Quanto às matérias aprendidas, diz que era as do Programa de Ensino Oficial que não se recorda já. “Estávamos em plena Segunda Guerra Mundial – o ambiente que se vivia em Portugal, logicamente, era afectado pela Segunda Guerra Mundial, que estava a decorrer desde 1939. Simplesmente, com senhas de racionamento e “partes gagas” como o obrigatório blackout, ou seja, desligar as luzes e cobrir as janelas à noite”, conta-nos.
Anos depois, quando estudou História, percebeu “que tínhamos sido enganados porque o Hitler, o Salazar e o Franco tinham feito um acordo, cujo nome era “Neutralidade Colaborante” em que, por esse acordo, a metrópole Portuguesa nunca poderia ser bombardeada, só os Açores, o que levou as pessoas cultas dos Açores a nunca perdoar Salazar, tendo alguns residentes dos Açores comprado casa em Lisboa”.
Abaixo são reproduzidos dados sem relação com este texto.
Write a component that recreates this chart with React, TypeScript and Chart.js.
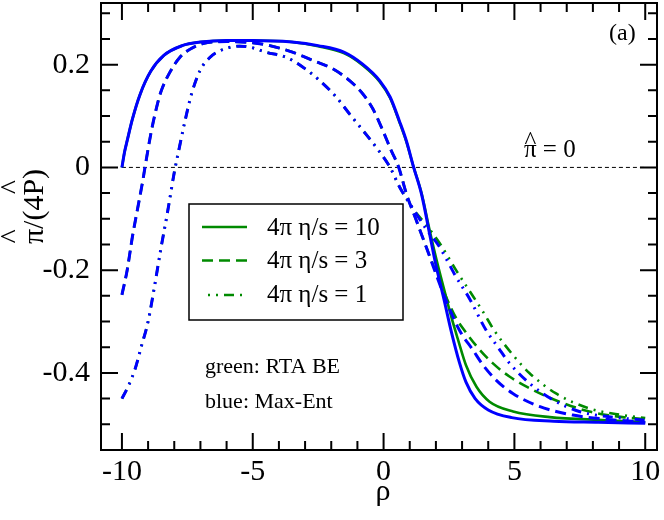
import { useEffect, useRef } from 'react';
import { Chart, registerables } from 'chart.js';

Chart.register(...registerables);

const SERIF = '"Liberation Serif", "Times New Roman", serif';
const BLUE = '#0000ff';
const GREEN = '#008a00';

// axis ticks (every tick mark) and the labelled ones
const xTicks = [-10, -9, -8, -7, -6, -5, -4, -3, -2, -1, 0, 1, 2, 3, 4, 5, 6, 7, 8, 9, 10];
const yTicks = [-0.5, -0.45, -0.4, -0.35, -0.3, -0.25, -0.2, -0.15, -0.1, -0.05, 0, 0.05, 0.1, 0.15, 0.2, 0.25, 0.3];
const xTickValues = [-10, -5, 0, 5, 10];
const xTickLabels = ['-10', '-5', '0', '5', '10'];
const yTickValues = [-0.4, -0.2, 0, 0.2];
const yTickLabels = ['-0.4', '-0.2', '0', '0.2'];

const legendLabels = ['4π η/s = 10', '4π η/s = 3', '4π η/s = 1'];

// Max-Ent (blue), 4π η/s = 10
const rhoMe10 = [-10, -9.9, -9.8, -9.6, -9.3, -8.9, -8.4, -7.7, -7.0, -6.0, -5, -3.5, -2.5, -1.5, -0.8, -0.15, 0.25, 0.6, 0.87, 1.15, 1.45, 1.75, 2.0, 2.3, 2.6, 2.9, 3.15, 3.5, 4.0, 4.9, 6.5, 8.2, 10];
const me10 = [0, 0.03, 0.052, 0.094, 0.143, 0.187, 0.218, 0.237, 0.244, 0.247, 0.247, 0.244, 0.237, 0.224, 0.201, 0.169, 0.137, 0.091, 0.052, 0, -0.052, -0.127, -0.19, -0.255, -0.322, -0.38, -0.418, -0.45, -0.472, -0.487, -0.494, -0.496, -0.498];

// RTA BE (green), 4π η/s = 10
const rhoRta10 = [-10, -9.9, -9.8, -9.6, -9.3, -8.9, -8.4, -7.7, -7.0, -6.0, -5, -3.5, -2.5, -1.5, -0.8, -0.15, 0.25, 0.6, 0.87, 1.15, 1.45, 1.75, 2.0, 2.3, 2.6, 2.85, 3.15, 3.55, 4.05, 4.95, 6.35, 8.5, 10];
const rta10 = [0, 0.03, 0.052, 0.094, 0.143, 0.187, 0.218, 0.237, 0.244, 0.247, 0.247, 0.244, 0.236, 0.222, 0.199, 0.167, 0.135, 0.089, 0.05, 0, -0.05, -0.12, -0.175, -0.235, -0.293, -0.336, -0.385, -0.427, -0.456, -0.475, -0.486, -0.492, -0.496];

// Max-Ent, 4π η/s = 3
const rhoMe3 = [-10, -9.8, -9.6, -9.4, -9.2, -9.12, -8.87, -8.61, -8.49, -8.17, -7.79, -7.4, -6.9, -6.0, -5.1, -4.35, -3.46, -2.7, -1.94, -1.3, -0.79, -0.41, -0.03, 0.29, 0.58, 0.87, 1.25, 1.63, 1.95, 2.33, 2.9, 3.41, 3.79, 4.3, 4.94, 5.95, 7.23, 8.5, 10];
const me3 = [-0.248, -0.2, -0.135, -0.08, -0.025, 0, 0.072, 0.13, 0.15, 0.185, 0.214, 0.23, 0.241, 0.245, 0.243, 0.237, 0.224, 0.208, 0.192, 0.169, 0.143, 0.114, 0.072, 0.033, 0, -0.051, -0.103, -0.155, -0.2, -0.252, -0.317, -0.355, -0.384, -0.414, -0.44, -0.465, -0.482, -0.49, -0.496];

// RTA BE, 4π η/s = 3
const rhoRta3 = [-10, -9.8, -9.6, -9.4, -9.2, -9.12, -8.87, -8.61, -8.49, -8.17, -7.79, -7.4, -6.9, -6.0, -5.1, -4.35, -3.46, -2.7, -1.94, -1.3, -0.79, -0.41, -0.03, 0.29, 0.58, 0.87, 1.25, 1.63, 1.95, 2.33, 2.77, 3.16, 3.54, 4.17, 4.81, 5.7, 6.72, 7.86, 9.13, 10];
const rta3 = [-0.248, -0.2, -0.135, -0.08, -0.025, 0, 0.072, 0.13, 0.15, 0.185, 0.214, 0.23, 0.241, 0.245, 0.243, 0.237, 0.224, 0.208, 0.192, 0.169, 0.143, 0.114, 0.072, 0.033, 0, -0.051, -0.103, -0.155, -0.197, -0.245, -0.293, -0.322, -0.347, -0.381, -0.407, -0.433, -0.456, -0.475, -0.486, -0.49];

// Max-Ent, 4π η/s = 1
const rhoMe1 = [-10, -9.75, -9.5, -9.25, -9.0, -8.75, -8.5, -8.25, -8.0, -7.8, -7.6, -7.34, -7.02, -6.64, -6.26, -5.5, -5.1, -4.48, -3.71, -3.08, -2.44, -1.81, -1.3, -0.79, -0.28, 0.25, 0.61, 1.12, 1.63, 2.14, 2.77, 3.28, 3.92, 4.36, 4.81, 5.57, 6.46, 7.48, 8.75, 10];
const me1 = [-0.45, -0.425, -0.393, -0.347, -0.3, -0.23, -0.155, -0.085, -0.01, 0.04, 0.088, 0.143, 0.188, 0.214, 0.227, 0.236, 0.234, 0.224, 0.214, 0.195, 0.169, 0.137, 0.104, 0.072, 0.039, 0, -0.038, -0.08, -0.12, -0.155, -0.213, -0.255, -0.317, -0.349, -0.381, -0.42, -0.452, -0.475, -0.486, -0.492];

// RTA BE, 4π η/s = 1
const rhoRta1 = [-10, -9.75, -9.5, -9.25, -9.0, -8.75, -8.5, -8.25, -8.0, -7.8, -7.6, -7.34, -7.02, -6.64, -6.26, -5.5, -5.1, -4.48, -3.71, -3.08, -2.44, -1.81, -1.3, -0.79, -0.28, 0.25, 0.61, 1.12, 1.63, 2.14, 2.77, 3.28, 3.79, 4.24, 5.06, 5.57, 6.59, 7.86, 9.13, 10];
const rta1 = [-0.45, -0.425, -0.393, -0.347, -0.3, -0.23, -0.155, -0.085, -0.01, 0.04, 0.088, 0.143, 0.188, 0.214, 0.227, 0.236, 0.234, 0.224, 0.214, 0.195, 0.169, 0.137, 0.104, 0.072, 0.039, 0, -0.038, -0.08, -0.112, -0.147, -0.2, -0.24, -0.28, -0.318, -0.372, -0.4, -0.44, -0.469, -0.482, -0.488];

// reference line pi = 0
const zeroRho = [-10, 10];
const zeroVal = [0, 0];

const DASH = [11, 6];
const DASH_DOT = [10, 6, 2, 6, 2, 6];
const MAJOR = 17;
const MINOR = 9;

function pts(xs: number[], ys: number[]) {
  return xs.map((x, i) => ({ x, y: ys[i] }));
}

function curve(label: string, xs: number[], ys: number[], color: string, dash: number[], width: number) {
  return {
    label,
    data: pts(xs, ys),
    borderColor: color,
    borderWidth: width,
    borderDash: dash,
    borderCapStyle: 'butt' as const,
    pointRadius: 0,
    fill: false,
    cubicInterpolationMode: 'monotone' as const,
  };
}

function isMajor(v: number, list: number[]) {
  return list.some((t) => Math.abs(t - v) < 1e-6);
}

// frame with inward ticks on all four sides
const framePlugin = {
  id: 'frame',
  afterDatasetsDraw(chart: any) {
    const { ctx, chartArea: a, scales } = chart;
    const sx = scales.x;
    const sy = scales.y;
    ctx.save();
    ctx.strokeStyle = '#000';
    ctx.lineWidth = 2;
    ctx.beginPath();
    for (const v of xTicks) {
      const px = sx.getPixelForValue(v);
      const len = isMajor(v, xTickValues) ? MAJOR : MINOR;
      ctx.moveTo(px, a.bottom);
      ctx.lineTo(px, a.bottom - len);
      ctx.moveTo(px, a.top);
      ctx.lineTo(px, a.top + len);
    }
    for (const v of yTicks) {
      const py = sy.getPixelForValue(v);
      const len = isMajor(v, yTickValues) ? MAJOR : MINOR;
      ctx.moveTo(a.left, py);
      ctx.lineTo(a.left + len, py);
      ctx.moveTo(a.right, py);
      ctx.lineTo(a.right - len, py);
    }
    ctx.stroke();
    ctx.strokeRect(a.left, a.top, a.right - a.left, a.bottom - a.top);
    ctx.restore();
  },
};

function hat(ctx: CanvasRenderingContext2D, cx: number, baseY: number) {
  ctx.save();
  ctx.textAlign = 'center';
  ctx.fillText('^', cx, baseY);
  ctx.restore();
}

const notesPlugin = {
  id: 'notes',
  afterDraw(chart: any) {
    const ctx: CanvasRenderingContext2D = chart.ctx;
    ctx.save();
    ctx.fillStyle = '#000';
    ctx.textBaseline = 'alphabetic';
    ctx.textAlign = 'left';

    // legend box
    ctx.lineWidth = 1.5;
    ctx.strokeStyle = '#000';
    ctx.strokeRect(189, 204, 214, 116);
    const greens = chart.data.datasets.filter((d: any) => d.borderColor === GREEN);
    const lineY = [227, 260.5, 295];
    const textY = [235, 268, 302];
    ctx.font = `25px ${SERIF}`;
    greens.forEach((d: any, i: number) => {
      ctx.save();
      ctx.strokeStyle = d.borderColor;
      ctx.lineWidth = d.borderWidth;
      ctx.setLineDash(d.borderDash);
      ctx.lineDashOffset = i === 2 ? 10 : 0;
      ctx.beginPath();
      ctx.moveTo(202, lineY[i]);
      ctx.lineTo(247, lineY[i]);
      ctx.stroke();
      ctx.restore();
      ctx.fillText(legendLabels[i], 267, textY[i]);
    });

    ctx.font = `22px ${SERIF}`;
    ctx.fillText('green: RTA BE', 205, 373);
    ctx.fillText('blue: Max-Ent', 205, 408);

    ctx.font = `24px ${SERIF}`;
    ctx.fillText('(a)', 609, 40);

    ctx.font = `25px ${SERIF}`;
    ctx.fillText('π = 0', 524, 157);
    hat(ctx, 524 + ctx.measureText('π').width / 2, 149);

    // axis titles
    ctx.font = `30px ${SERIF}`;
    ctx.textAlign = 'center';
    ctx.fillText('ρ', 383, 500);

    ctx.save();
    ctx.translate(43, 206.5);
    ctx.rotate(-Math.PI / 2);
    const s = 'π/(4P)';
    const w = ctx.measureText(s).width;
    const x0 = -w / 2;
    ctx.textAlign = 'left';
    ctx.fillText(s, x0, 0);
    hat(ctx, x0 + ctx.measureText('π').width / 2, -22);
    hat(ctx, x0 + ctx.measureText('π/(4').width + ctx.measureText('P').width / 2, -22);
    ctx.restore();

    ctx.restore();
  },
};

export default function App() {
  const canvasRef = useRef<HTMLCanvasElement>(null);
  const chartRef = useRef<Chart | null>(null);

  useEffect(() => {
    document.body.style.margin = '0';
    if (!canvasRef.current) return;
    if (chartRef.current) chartRef.current.destroy();

    const tickFont = { family: SERIF, size: 30 };

    chartRef.current = new Chart(canvasRef.current, {
      type: 'line',
      data: {
        datasets: [
          curve('ME 10', rhoMe10, me10, BLUE, [], 3),
          curve('ME 3', rhoMe3, me3, BLUE, DASH, 3),
          curve('ME 1', rhoMe1, me1, BLUE, DASH_DOT, 3),
          curve('RTA 10', rhoRta10, rta10, GREEN, [], 2.6),
          curve('RTA 3', rhoRta3, rta3, GREEN, DASH, 2.6),
          curve('RTA 1', rhoRta1, rta1, GREEN, DASH_DOT, 2.6),
          curve('zero', zeroRho, zeroVal, '#000', [4, 3], 1),
        ] as any,
      },
      options: {
        animation: false,
        responsive: true,
        maintainAspectRatio: false,
        layout: { padding: { top: 3, right: 7, left: 0, bottom: 0 }, autoPadding: false },
        plugins: {
          legend: { display: false },
          tooltip: { enabled: false },
        },
        scales: {
          x: {
            type: 'linear',
            min: -10.8,
            max: 10.45,
            border: { display: false },
            grid: { display: false, drawTicks: false },
            afterBuildTicks: (s: any) => {
              s.ticks = xTickValues.map((value) => ({ value }));
            },
            ticks: {
              autoSkip: false,
              maxRotation: 0,
              padding: 4,
              color: '#000',
              font: tickFont,
              callback: (v: any) => {
                const i = xTickValues.findIndex((t) => Math.abs(t - Number(v)) < 1e-6);
                return i >= 0 ? xTickLabels[i] : '';
              },
            },
            afterFit: (s: any) => {
              s.height = 70;
              s.paddingLeft = 0;
              s.paddingRight = 0;
              s.paddingTop = 0;
              s.paddingBottom = 0;
            },
          },
          y: {
            type: 'linear',
            min: -0.55,
            max: 0.32,
            border: { display: false },
            grid: { display: false, drawTicks: false },
            afterBuildTicks: (s: any) => {
              s.ticks = yTickValues.map((value) => ({ value }));
            },
            ticks: {
              autoSkip: false,
              padding: 11,
              color: '#000',
              font: tickFont,
              callback: (v: any) => {
                const i = yTickValues.findIndex((t) => Math.abs(t - Number(v)) < 1e-6);
                return i >= 0 ? yTickLabels[i] : '';
              },
            },
            afterFit: (s: any) => {
              s.width = 101;
              s.paddingLeft = 0;
              s.paddingRight = 0;
              s.paddingTop = 0;
              s.paddingBottom = 0;
            },
          },
        },
      },
      plugins: [framePlugin, notesPlugin],
    });

    return () => {
      if (chartRef.current) {
        chartRef.current.destroy();
        chartRef.current = null;
      }
    };
  }, []);

  return (
    <div style={{ width: '664px', height: '520px', position: 'relative', background: '#fff' }}>
      <canvas ref={canvasRef} />
    </div>
  );
}
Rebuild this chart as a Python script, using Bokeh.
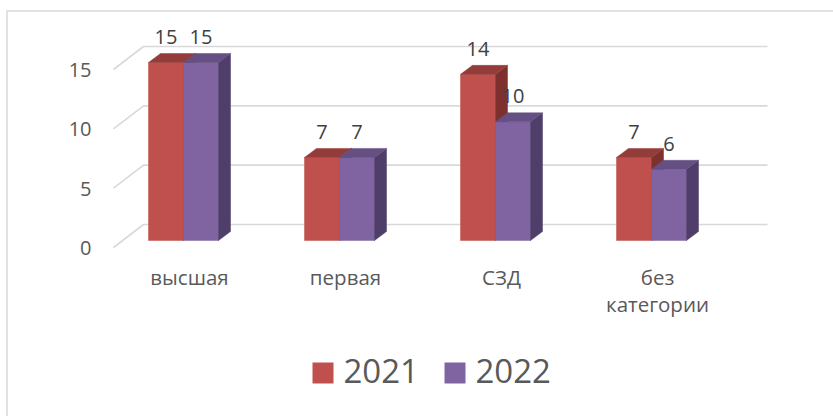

Mário Bacelar Begonha diz que “sofremos algumas restrições, como é lógico, em tempo de Guerra, mas o ambiente pedagógico no Colégio Valsassina era de tal ordem que, quando estávamos na Escola, nem nos lembrávamos que havia Guerra, ou seja, era um Paraíso. Não havia proibições nenhumas, porque o nosso comportamento tinha de ser igual ao de casa, e era, com alguns excessos no recreio”. Recorda-se ainda de um pátio “enorme todo em calçada, era onde fazíamos corridas entre nós, alguns jogavam com uma bola, e situava-se exactamente por cima do nosso ginásio, que era extraordinário para nós porque, depois de estarmos horas e horas sentados, era aliciante”. De recordar, acrescenta, “as aulas de Canto Coral dadas por um maestro, que tocava órgão e aprendíamos e cantávamos o Hino Nacional. Ele explicava que isso era eterno e que, explicava aos meninos, era a música mais importante que tínhamos de saber de cor. Havia Teatro, Actividades Manuais (Plasticina, etc…)”.